County Should Cock an Ear to the South : El Toro Base’s Neighbors Deserve More Than Lip Service in Planning for Its Future

Orange County government leaders are trying to retain a leadership role in the planning for the future of the El Toro Marine Corps Air Station. But the recent bid by local communities to wrest planning for the air base once it closes is a telling reminder of how much things have changed.

Last week, Supervisor Thomas F. Riley, who has presided over much of the planning for South County, said he would try to find a way to bring maverick cities meaningfully back into the fold of county planning. But the cities that have broken off are threatening to mount a credible claim on being the lead planning agency themselves for the future of the base. And there are signs that some North County cities, which do not have such an abutters’ stake in the planning process, actually may be willing to join forces with the southern cities.

The effect would be to skirt the county entirely as the lead planning entity, although it inevitably would retain jurisdiction on many critical aspects of site planning. On the face of it, the southern cities are saying that they still would prefer to have the county involved if it would really let them have a significant say. However, the subtext of their position is that, based on past experience, the cities don’t really believe that the county will give them a significant enough place at the table.

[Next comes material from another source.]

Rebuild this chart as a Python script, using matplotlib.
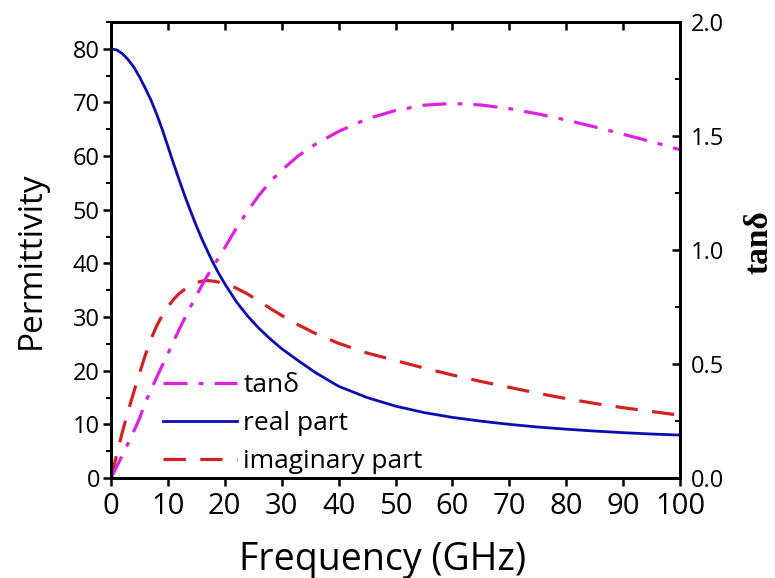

History offers lessons. Many of these rebellious cities formed in response to a feeling that they were not permitted sufficient “local control” under county government. Having watched what the county’s idea of planning is over recent decades, they are not willing to allow Santa Ana to make crucial, irreversible decisions over their future at El Toro.


If this concern of the cities is taken to its logical extreme, it could have profound long-term implications for decision-making in Orange County. If the cities mount sufficient lobbying efforts among themselves to make important regional planning decisions, they could, in effect, alter part of the mission of county government, rendering it little more than a distributor of services and guardian of unincorporated areas.

The big question is whether any group will gather sufficient momentum so it can present Washington with the united front needed to go forward. The most advisable outcome would be for the county and the cities to work together, as Riley suggests. But there clearly is a true power struggle underway. The county had better be willing to pay much more than lip service to the legitimate wishes and planning claims of southern cities.